Excerpted from Macbeth; Circle Mirror Transformation; The Paper Architect – Review

The Observer, 14 July 2013
By Susannah Clapp

Mired in mud, smeared with blood, witchily gibbering and fighting so close to the audience that spectators wince at the claymores, this rousing 'Macbeth' is the theatrical pinnacle of the Manchester international festival. It belongs in a double sense to Kenneth Branagh. He takes the title role and shares the direction with Rob Ashford. Yet it belongs at least as much to the designer Christopher Oram. The most powerful imagination in the production is visual.
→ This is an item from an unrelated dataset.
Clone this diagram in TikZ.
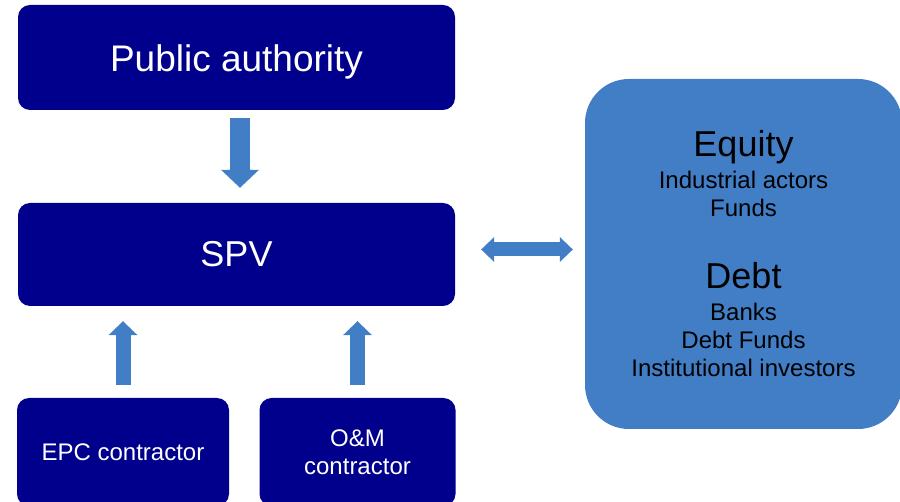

Branagh has a crisp authority in Shakespeare. He whisks through the verse, refreshingly treating it as information rather than self-expression. He unpicks knotty passages and brings the meaning close to home, making the abstract seem immediate. His "out, out, brief candle", delivered in anguish, is less metaphysical speculation than a lament for his wife. Yet his natural power slackens when his interpreting becomes evident and he studs the speech with effects. At critical moments his speech becomes as fractured as his thoughts, and he stammers. He is barely able to spit out the word "murder". Ingenious, but one stutter would have been enough.

There is, alongside some candid performing (particularly from Ray Fearon), a taint of visible Acting. Alex Kingston is a particular culprit. As slow as Branagh is swift, she is marmoreal and declamatory, with some odd emphases. In the sleepwalking scene she jabs her fingers robotically.

It is not the speaking but the staging that takes you into the heart of 'Macbeth'. It was an inspired move to set this most guilt-ridden and spirit-afflicted of Shakespeare's plays in a deconsecrated church. It was a shrewd move to squeeze the action into a long strip with the audience in wooden pews on either side. Battles (the opening scenes show the fights, rather than reporting them) burst and squelch out of the rain-sodden space. The dramatic contrasts of the play can be seen at a glance. At the altar end is a thicket of golden candles, slowly snuffed out in the course of the evening. At the other is a wall of dark wood, ruptured when the witches burst out of it from concealed doors. Light drizzles only occasionally through these planks. Darkness prevails. Not a revelation about Macbeth, but a truth. National Theatre Live will broadcast the production on Saturday.